I've always found progressive music to maintain certain exclusivity. Often, I find people who believe it's pretentious in nature, which at times may be understandable, given its tendency to push limits. But when I heard Simulacrum, the debut release from Distant Lights, I found no reason for anyone to continue with these misconceptions.
Simulacrum is the kind of album that a listener really needs to allow to sink in. Multiple listens are actually best, given that this is incredibly multidimensional, and would be near impossible to for one to take in on first listen. Even from the opener, “Dystopia”, the very alternative-sounding riff may seem simple at first. But as time goes on, the band intertwines something so simplistic with more and more layers, creating something totally different. This characteristic is prevalent throughout the album, like in “Unity” and “Grass” although both are considerably simpler in nature.
The instrumentation on this album is particularly interesting. Of course, there’s the typical rock band set up that most would come to expect. But one excellent addition to this is the cello that’s sprinkled throughout. I would be more concerned with it seeming extraneous, but as seen, literally immediately in “Artifice”, it’s perfectly suiting for their brand of intensity. But that’s not all that this track boasts, the hook is, well, surprisingly ear-catching, and the guitar solo is for lack of a word more formal, awesome. I would say that the interlude after the solo slows it down a bit, but the good definitely outweighs the not-so-good in this track.
One of the coolest tracks on the album, at least in my opinion, is “Metamorphosis”. The fluid bass line and the later use of guitar feedback are oddly reminiscent of Tool, and what’s interesting is the literality of its title, which I assume was intentional. It starts out in this incredibly dark place, tone-wise, and the band seems to seamlessly take it into a whole new, higher energy dimension, yet maintains a good amount of the darkness it started out with.
I’m having the hardest time, as I listen to this album, to find any real flaws.
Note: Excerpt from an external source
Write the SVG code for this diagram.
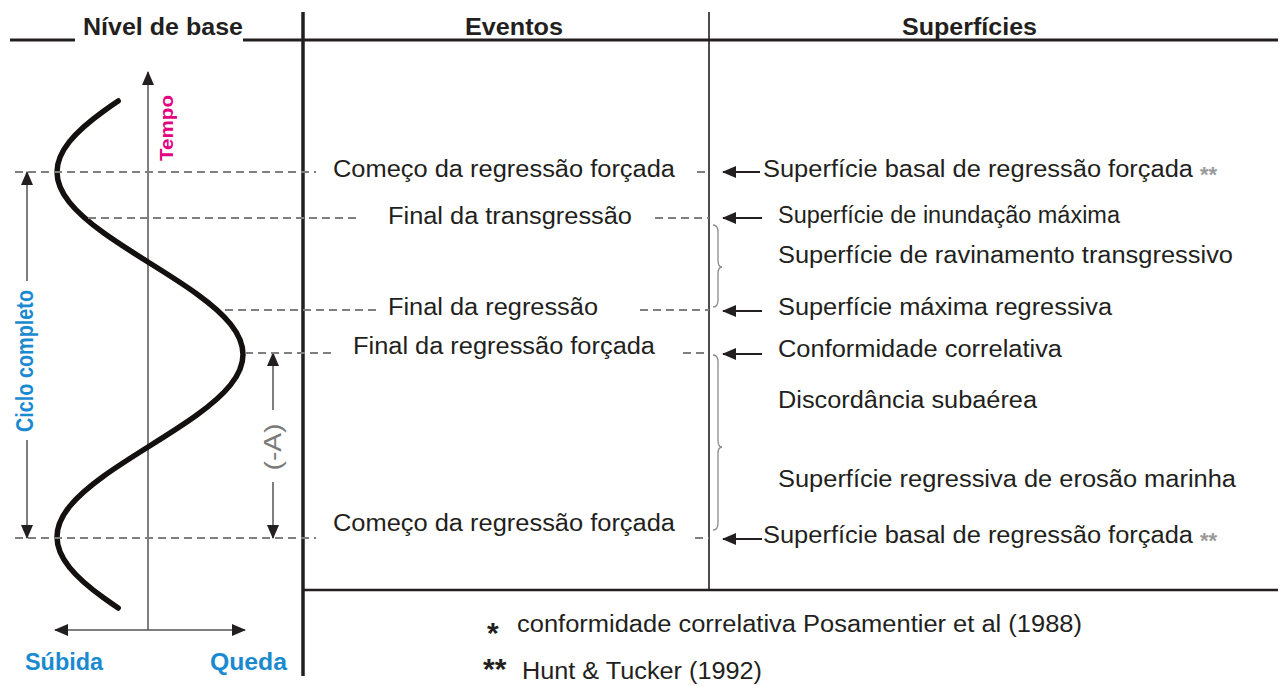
<svg xmlns="http://www.w3.org/2000/svg" width="1282" height="686" viewBox="0 0 1282 686">
<style>
  text { font-family: "Liberation Sans", Arial, sans-serif; fill: #231f20; }
  .hdr { font-size: 23px; font-weight: bold; }
  .ev { font-size: 23px; }
  .sf { font-size: 23px; }
  .blue { font-size: 23px; font-weight: bold; fill: #1a8ad0; }
  .mag { font-size: 19px; font-weight: bold; fill: #e4007f; }
  .gray { font-size: 24px; fill: #7a7a7a; }
  .star { font-size: 22px; font-weight: bold; fill: #9a9a9a; }
  .fn { font-size: 23px; }
  .fnstar { font-size: 30px; font-weight: bold; }
  .frame { stroke: #231f20; fill: none; }
  .dash { stroke: #7f7f7f; stroke-width: 2; stroke-dasharray: 8 5; fill: none; }
  .thin { stroke: #555; stroke-width: 1.5; fill: none; }
  .brace { stroke: #8a8a8a; stroke-width: 1.3; fill: none; }
  .arr { stroke: #231f20; stroke-width: 2; fill: none; }
  .curve { stroke: #141010; stroke-width: 5.5; fill: none; stroke-linecap: round; }
</style>
<defs>
  <marker id="ah" viewBox="0 0 14 12" refX="13" refY="6" markerWidth="14" markerHeight="12" markerUnits="userSpaceOnUse" orient="auto-start-reverse">
    <path d="M0,0 L14,6 L0,12 Z" fill="#231f20"/>
  </marker>
</defs>

<!-- frame lines -->
<g id="frame">
  <line class="frame" x1="10" y1="40" x2="75" y2="40" stroke-width="3"/>
  <line class="frame" x1="243" y1="40" x2="1278" y2="40" stroke-width="3"/>
  <line class="frame" x1="303" y1="12" x2="303" y2="676" stroke-width="3.5"/>
  <line class="frame" x1="709" y1="12" x2="709" y2="590" stroke-width="1.6"/>
  <line class="frame" x1="303" y1="590" x2="1278" y2="590" stroke-width="2.5" stroke="#444"/>
</g>

<!-- headers -->
<g id="headers">
  <text class="hdr" x="83" y="35" textLength="160" lengthAdjust="spacingAndGlyphs">Nível de base</text>
  <text class="hdr" x="465" y="35" textLength="98" lengthAdjust="spacingAndGlyphs">Eventos</text>
  <text class="hdr" x="902" y="35" textLength="135" lengthAdjust="spacingAndGlyphs">Superfícies</text>
</g>

<!-- base level graph -->
<g id="graph">
  <line class="thin" x1="148" y1="72" x2="148" y2="630" marker-start="url(#ah)"/>
  <line class="thin" x1="55" y1="630" x2="245" y2="630" marker-start="url(#ah)" marker-end="url(#ah)"/>
  <path class="curve" d="M118.2,101 C113.12,104.38 108.19,107.82 103.5,111.2 C89.44,121.34 77.58,131.46 69.46,141.6 C61.34,151.74 57,161.86 57,172 C57,182.14 61.34,192.26 69.46,202.4 C77.58,212.54 89.44,222.66 103.5,232.8 C117.56,242.94 133.77,253.11 150,263.25 C166.23,273.39 182.44,283.56 196.5,293.7 C210.56,303.84 222.42,313.96 230.54,324.1 C238.66,334.24 243,344.36 243,354.5 C243,364.64 238.66,374.76 230.54,384.9 C222.42,395.04 210.56,405.16 196.5,415.3 C182.44,425.44 166.23,435.61 150,445.75 C133.77,455.89 117.56,466.06 103.5,476.2 C89.44,486.34 77.58,496.46 69.46,506.6 C61.34,516.74 57,526.86 57,537 C57,547.14 61.34,557.26 69.46,567.4 C77.58,577.54 89.44,587.66 103.5,597.8 C108.19,601.18 113.12,604.62 118.2,608"/>
  <text class="mag" transform="translate(173,128) rotate(-90)" text-anchor="middle" textLength="66" lengthAdjust="spacingAndGlyphs">Tempo</text>
  <text class="blue" x="25" y="670" textLength="78" lengthAdjust="spacingAndGlyphs">Súbida</text>
  <text class="blue" x="210" y="670" textLength="77" lengthAdjust="spacingAndGlyphs">Queda</text>
</g>

<!-- cycle and (-A) dimension arrows -->
<g id="ciclo">
  <line class="thin" x1="27" y1="172" x2="27" y2="281" marker-start="url(#ah)"/>
  <line class="thin" x1="27" y1="440" x2="27" y2="538" marker-end="url(#ah)"/>
  <text class="blue" transform="translate(33,361) rotate(-90)" text-anchor="middle" font-size="20" textLength="142" lengthAdjust="spacingAndGlyphs">Ciclo completo</text>
</g>
<g id="menosA">
  <line class="thin" x1="273" y1="353" x2="273" y2="410" marker-start="url(#ah)"/>
  <line class="thin" x1="273" y1="482" x2="273" y2="538" marker-end="url(#ah)"/>
  <text class="gray" transform="translate(281,447) rotate(-90)" text-anchor="middle" textLength="47" lengthAdjust="spacingAndGlyphs">(-A)</text>
</g>

<!-- dashed guide lines -->
<g id="connectors">
  <line class="dash" x1="15" y1="172" x2="316" y2="172"/>
  <line class="dash" x1="697" y1="172" x2="709" y2="172"/>
  <line class="dash" x1="88" y1="218" x2="357" y2="218"/>
  <line class="dash" x1="655" y1="218" x2="709" y2="218"/>
  <line class="dash" x1="225" y1="310" x2="376" y2="310"/>
  <line class="dash" x1="640" y1="310" x2="709" y2="310"/>
  <line class="dash" x1="245" y1="353" x2="332" y2="353"/>
  <line class="dash" x1="683" y1="353" x2="709" y2="353"/>
  <line class="dash" x1="15" y1="538" x2="316" y2="538"/>
  <line class="dash" x1="695" y1="538" x2="709" y2="538"/>
  <!-- pointer arrows -->
  <line class="arr" x1="760" y1="172" x2="723" y2="172" marker-end="url(#ah)"/>
  <line class="arr" x1="762" y1="218" x2="723" y2="218" marker-end="url(#ah)"/>
  <line class="arr" x1="762" y1="311" x2="723" y2="311" marker-end="url(#ah)"/>
  <line class="arr" x1="762" y1="354" x2="723" y2="354" marker-end="url(#ah)"/>
  <line class="arr" x1="762" y1="539" x2="723" y2="539" marker-end="url(#ah)"/>
  <!-- braces -->
  <path class="brace" d="M713,225 Q718,225 718,232 L718,260 Q718,267 722,267 Q718,267 718,274 L718,300 Q718,307 713,307"/>
  <path class="brace" d="M713,355 Q718,355 718,362 L718,440 Q718,447 722,447 Q718,447 718,454 L718,523 Q718,530 713,530"/>
</g>

<!-- events -->
<g id="ev1"><text class="ev" x="333" y="177" textLength="342" lengthAdjust="spacingAndGlyphs">Começo da regressão forçada</text></g>
<g id="ev2"><text class="ev" x="388" y="224" textLength="244" lengthAdjust="spacingAndGlyphs">Final da transgressão</text></g>
<g id="ev3"><text class="ev" x="388" y="315" textLength="210" lengthAdjust="spacingAndGlyphs">Final da regressão</text></g>
<g id="ev4"><text class="ev" x="353" y="354" textLength="302" lengthAdjust="spacingAndGlyphs">Final da regressão forçada</text></g>
<g id="ev5"><text class="ev" x="333" y="531" textLength="342" lengthAdjust="spacingAndGlyphs">Começo da regressão forçada</text></g>

<!-- surfaces -->
<g id="sf1"><text class="sf" x="763" y="177" textLength="430" lengthAdjust="spacingAndGlyphs">Superfície basal de regressão forçada</text><text class="star" x="1200" y="182">**</text></g>
<g id="sf2"><text class="sf" x="778" y="223" textLength="342" lengthAdjust="spacingAndGlyphs">Superfície de inundação máxima</text></g>
<g id="sf3"><text class="sf" x="778" y="263" textLength="455" lengthAdjust="spacingAndGlyphs">Superfície de ravinamento transgressivo</text></g>
<g id="sf4"><text class="sf" x="778" y="315" textLength="334" lengthAdjust="spacingAndGlyphs">Superfície máxima regressiva</text></g>
<g id="sf5"><text class="sf" x="778" y="357" textLength="284" lengthAdjust="spacingAndGlyphs">Conformidade correlativa</text></g>
<g id="sf6"><text class="sf" x="778" y="408" textLength="259" lengthAdjust="spacingAndGlyphs">Discordância subaérea</text></g>
<g id="sf7"><text class="sf" x="778" y="487" textLength="458" lengthAdjust="spacingAndGlyphs">Superfície regressiva de erosão marinha</text></g>
<g id="sf8"><text class="sf" x="763" y="543" textLength="430" lengthAdjust="spacingAndGlyphs">Superfície basal de regressão forçada</text><text class="star" x="1200" y="548">**</text></g>

<!-- footnotes -->
<g id="footnotes">
  <text class="fnstar" x="487" y="643">*</text>
  <text class="fn" x="517" y="632" textLength="565" lengthAdjust="spacingAndGlyphs">conformidade correlativa Posamentier et al (1988)</text>
  <text class="fnstar" x="483" y="679" font-size="26">**</text>
  <text class="fn" x="522" y="679" textLength="240" lengthAdjust="spacingAndGlyphs">Hunt &amp; Tucker (1992)</text>
</g>
</svg>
And the only things I can really find are minor. While making the progressive style more accessible, Distant Lights has in turn lost some of the dynamic nature that most come to associate with the genre, and this may put off some die hard progressive fans. But looking at this release, completely on its own, it’s excellent. They’ve perfected the art of intensity, and the musicianship is absolutely on point, from the distinct riffing and drum work that never falters. And don’t get me started on the vocals: they’re distinct, controlled, and put simply, superb. Distant Lights has pretty much everything in this album they could possibly need to solidify what they’re about, and I personally can’t wait to see what they’ll do next.